Think Levi’s, Gucci, Beretta, Nike, Hasbro, and Mars. Part of the success of these companies can be tied back to their business branding of being “family-owned.” In the recent EY report, “Staying Power: How Do Family Businesses Create Lasting Success,” 76 percent of the surveyed companies reported that they refer to themselves as a “family business” in their marketing materials to establish a strong identity, differentiate from competitors, and build trust with customers and employees.
But one aspect of family businesses can pose a challenge. Nepotism, in the form of blatant favoritism or preferential treatment of family members, can turn a well-regarded family business into a proverbial “wolf in sheep’s clothing,” especially when a business owner gives a job or promotion to an unqualified family member. These types of hiring and promotion practices typically hinder the viability and success of the business.
It is perfectly legitimate for a business owner to conscientiously prepare family members to work in and even, eventually, take over the reins of a business. Business owners often find working with a family member to be highly rewarding and beneficial. From the start, the business owner knows and has a feel for a family member’s personality, skills, and experience. Better yet, typically, training time is faster since a family member is often more comfortable teaching someone they know. As a result, emotional bonds between family members can have a positive effect on performance and enhance a company’s bottom line.
Yet, even in cases where the business owner avoids showing a preference when hiring or promoting a relative, it may still be perceived by other employees as favoritism or even worse, cronyism. A recent Inc.com poll revealed that nearly half of those polled (48 percent) believed that being the boss's son or daughter is the secret to getting ahead, while only a quarter agreed that success comes from doing good work. Perceived nepotism can be just as problematic as actual nepotism, and once the thought of employee preference is there, it can be challenging to get rid of.
Within the context of a family business, nepotism can often become a fertile ground for conflict. Strong disagreements are inevitable in all families and within all work environments. Ongoing disagreement and bickering between relatives in a family business can be a real nightmare for everyone, including unattached employees. A “family wrong” can quickly escalate and become much worse than a "business wrong.” The worst conflicts may even lead to lawsuits that permanently damage relationships between siblings, parents, children, and relatives. Steve Salley, a partner and attorney with Banyan Family Business Advisors, summed it up this way: “Family litigation is the ugliest form of warfare: civil war. Hostages and casualties vastly outnumber apparent winners, and the scars are permanent. Any victories end up being tragically unsatisfying.”
At this point, you may be asking if nepotism is unethical, and thus should be avoided at all costs.
Actually, ethical nepotism can be, and often is, beneficial.

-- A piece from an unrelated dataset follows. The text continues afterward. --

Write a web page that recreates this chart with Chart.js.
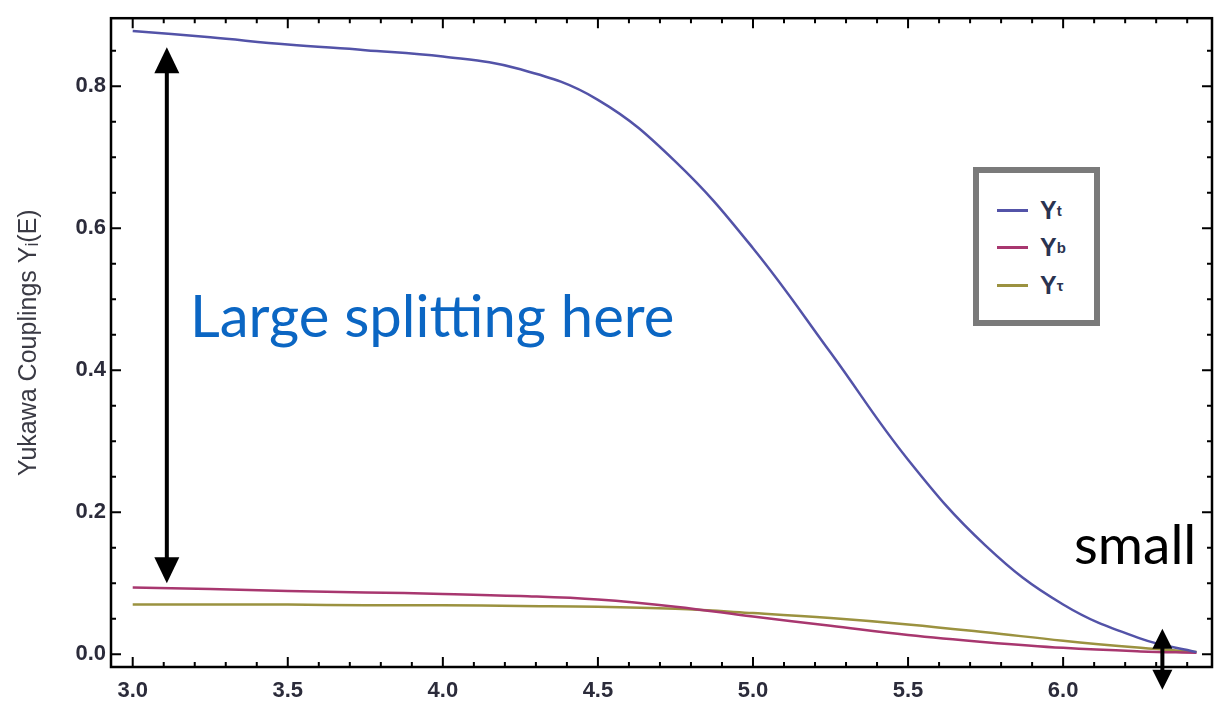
<!DOCTYPE html>
<html>
<head>
<meta charset="utf-8">
<script src="https://cdn.jsdelivr.net/npm/chart.js@4.4.1/dist/chart.umd.min.js"></script>
<style>
  body { margin: 0; background: #fff; }
  #wrap { position: relative; width: 1214px; height: 707px; overflow: hidden; }
  .note { position: absolute; font-family: Lato, "Open Sans", sans-serif; white-space: nowrap; line-height: 1; }
  #legend { position: absolute; left: 973px; top: 167px; width: 127px; height: 159px;
            box-sizing: border-box; border: 6px solid #7a7a7a; background: #fff;
            font-family: "Liberation Sans", Arial, sans-serif; font-weight: bold; font-size: 25px; color: #2a3350; }
  #legend .row { position: absolute; left: 18px; height: 28px; display: flex; align-items: center; }
  #legend .sw { width: 31px; height: 3px; margin-right: 12px; }
  #legend sub { font-size: 15px; vertical-align: -7px; }
</style>
</head>
<body>
<div id="wrap">
  <canvas id="c" width="1214" height="707"></canvas>
  <div class="note" style="left:190px; top:286px; font-size:58px; color:#0b66c3;">Large splitting here</div>
  <div class="note" style="left:1074px; top:516px; font-size:55px; color:#000;">small</div>
  <div id="legend">
    <div class="row" style="top:23px;"><span class="sw" style="background:#5353a8"></span>Y<sub>t</sub></div>
    <div class="row" style="top:60px;"><span class="sw" style="background:#a8376f"></span>Y<sub>b</sub></div>
    <div class="row" style="top:98px;"><span class="sw" style="background:#9b9240"></span>Y<sub>τ</sub></div>
  </div>
</div>
<script>
// energy scale (log10 of E) and the three couplings
const energy = [3.0, 3.25, 3.5, 3.75, 4.0, 4.25, 4.5, 4.75, 5.0, 5.25, 5.5, 5.75, 6.0, 6.25, 6.43];
const yTop    = [0.878, 0.869, 0.859, 0.851, 0.842, 0.824, 0.781, 0.694, 0.572, 0.425, 0.274, 0.153, 0.070, 0.022, 0.003];
const yBottom = [0.094, 0.092, 0.089, 0.087, 0.085, 0.082, 0.077, 0.067, 0.053, 0.040, 0.027, 0.017, 0.009, 0.004, 0.002];
const yTau    = [0.070, 0.070, 0.070, 0.069, 0.069, 0.068, 0.067, 0.064, 0.058, 0.051, 0.042, 0.031, 0.019, 0.009, 0.003];

const xTicks = [3.0, 3.5, 4.0, 4.5, 5.0, 5.5, 6.0];
const xMinor = [3.1, 3.2, 3.3, 3.4, 3.6, 3.7, 3.8, 3.9, 4.1, 4.2, 4.3, 4.4, 4.6, 4.7, 4.8, 4.9,
                5.1, 5.2, 5.3, 5.4, 5.6, 5.7, 5.8, 5.9, 6.1, 6.2, 6.3, 6.4];
const yTicks = [0.0, 0.2, 0.4, 0.6, 0.8];
const yMinor = [0.05, 0.1, 0.15, 0.25, 0.3, 0.35, 0.45, 0.5, 0.55, 0.65, 0.7, 0.75, 0.85];

const series = [
  { label: 'Y_t', values: yTop, color: '#5353a8' },
  { label: 'Y_b', values: yBottom, color: '#a8376f' },
  { label: 'Y_tau', values: yTau, color: '#9b9240' }
];

const tickFont = { family: '"Liberation Sans", Arial, sans-serif', size: 22, weight: 'bold' };

// Mathematica style frame with inward ticks, plus the two annotation arrows
const framePlugin = {
  id: 'frame',
  afterDraw(chart) {
    const { ctx, chartArea: a, scales } = chart;
    const xs = scales.x, ys = scales.y;
    ctx.save();
    ctx.strokeStyle = '#000';
    ctx.lineWidth = 2.5;
    ctx.strokeRect(a.left, a.top, a.right - a.left, a.bottom - a.top);

    ctx.lineWidth = 2;
    const tick = (len, vals, isX) => {
      vals.forEach(v => {
        ctx.beginPath();
        if (isX) {
          const px = xs.getPixelForValue(v);
          ctx.moveTo(px, a.bottom); ctx.lineTo(px, a.bottom - len);
          ctx.moveTo(px, a.top); ctx.lineTo(px, a.top + len);
        } else {
          const py = ys.getPixelForValue(v);
          ctx.moveTo(a.left, py); ctx.lineTo(a.left + len, py);
          ctx.moveTo(a.right, py); ctx.lineTo(a.right - len, py);
        }
        ctx.stroke();
      });
    };
    tick(10, xTicks, true);
    tick(5, xMinor, true);
    tick(10, yTicks, false);
    tick(5, yMinor, false);

    const arrow = (xv, y1v, y2v, headW, headL, shaft) => {
      const x = xs.getPixelForValue(xv);
      const y1 = ys.getPixelForValue(y1v), y2 = ys.getPixelForValue(y2v);
      ctx.fillStyle = '#000';
      ctx.fillRect(x - shaft / 2, y1 + headL - 1, shaft, y2 - y1 - 2 * headL + 2);
      ctx.beginPath();
      ctx.moveTo(x, y1); ctx.lineTo(x - headW / 2, y1 + headL); ctx.lineTo(x + headW / 2, y1 + headL);
      ctx.closePath(); ctx.fill();
      ctx.beginPath();
      ctx.moveTo(x, y2); ctx.lineTo(x - headW / 2, y2 - headL); ctx.lineTo(x + headW / 2, y2 - headL);
      ctx.closePath(); ctx.fill();
    };
    arrow(3.11, 0.855, 0.100, 25, 26, 4);
    arrow(6.32, 0.036, -0.050, 20, 20, 4);
    ctx.restore();
  }
};

new Chart(document.getElementById('c'), {
  type: 'line',
  data: {
    datasets: series.map(s => ({
      label: s.label,
      data: energy.map((e, i) => ({ x: e, y: s.values[i] })),
      borderColor: s.color,
      borderWidth: 2.5,
      pointRadius: 0,
      fill: false,
      tension: 0.4
    }))
  },
  options: {
    responsive: false,
    animation: false,
    layout: { padding: { top: 12, right: 2 } },
    plugins: { legend: { display: false }, tooltip: { enabled: false } },
    scales: {
      x: {
        type: 'linear',
        min: 2.93,
        max: 6.48,
        grid: { display: false, drawTicks: false },
        border: { display: false },
        ticks: { font: tickFont, color: '#2b2b3a', padding: 11, callback: v => v.toFixed(1) },
        afterBuildTicks: s => { s.ticks = xTicks.map(v => ({ value: v })); },
        afterFit: s => { s.height = 40; }
      },
      y: {
        min: -0.018,
        max: 0.896,
        grid: { display: false, drawTicks: false },
        border: { display: false },
        ticks: { font: tickFont, color: '#2b2b3a', padding: 5, callback: v => v.toFixed(1) },
        afterBuildTicks: s => { s.ticks = yTicks.map(v => ({ value: v })); },
        afterFit: s => { s.width = 111; },
        title: {
          display: true,
          text: 'Yukawa Couplings Yᵢ(E)',
          color: '#3a3a44',
          font: { family: '"Liberation Sans", Arial, sans-serif', size: 25 },
          padding: { top: 14, bottom: 0 }
        }
      }
    }
  },
  plugins: [framePlugin]
});
</script>
</body>
</html>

Ethical nepotism operates the same as ethical (and legal) treatment of employees of all kinds. According to Wayne Rivers, president of the Family Business Institute, Inc., there are ten best practices when hiring relatives:
- Put human-resource policies in writing for all employees and family members to read and understand. Drafting (or purchasing) an employee handbook, including a nepotism policy, is crucial.
- Enforce all policies fairly and evenly among related and non-related staff.
- Do not grant special entitlements to any employee just because the person is related. This is especially true when it comes to getting hired in the first place.
- Encourage all employees to have their family members apply for jobs at the company. This will create a level playing field and result in a family-oriented company.
- Never pay a family member more for the same work than a non-family employee would receive.
- Always promote a family member on merit.
- The same holds true for giving raises.
- Never allow one family member to supervise another one.
- Never force a non-family company manager to hire a relative. The manager should have a free hand to recruit, interview, hire, and promote whoever is best qualified.
- Be as willing to fire a family member for incompetence as you would a non-family member. It won’t be easy, but it will pay enormous dividends in terms of your image as an objective and fair company leader.
No matter the size of the family business, a sage hiring ethical practice is to provide all hires (including family members) with a written and up-to-date job description that is clear, concise and accurately defines the role. Craig Aronoff, John Ward, and Stephan McClure recommend in “Family Business Succession: The Final Test of Greatness” that business owners have family members meet three qualifications in order to join the family business on a permanent basis: “an appropriate educational background; three to five years outside work experience; and an open, existing position in the firm that matches their background.” Of these qualifications, the authors stress that “outside work experience is the most important for both the family business and the family member.” They advocate that following these steps “gives future managers a wider experience base that makes them better equipped to deal with challenges, lets them learn and make mistakes before coming under the watchful eye of the family, makes them realize what other options exist and thus appreciate the family firm, and provides them with an idea of their market value.”
In sum, family members can have a positive influence on the success of a family business This success is bolstered when the family business utilizes advance planning and careful application of ethical nepotism, including sound hiring and promotion practices to avoid potential conflicts of interest.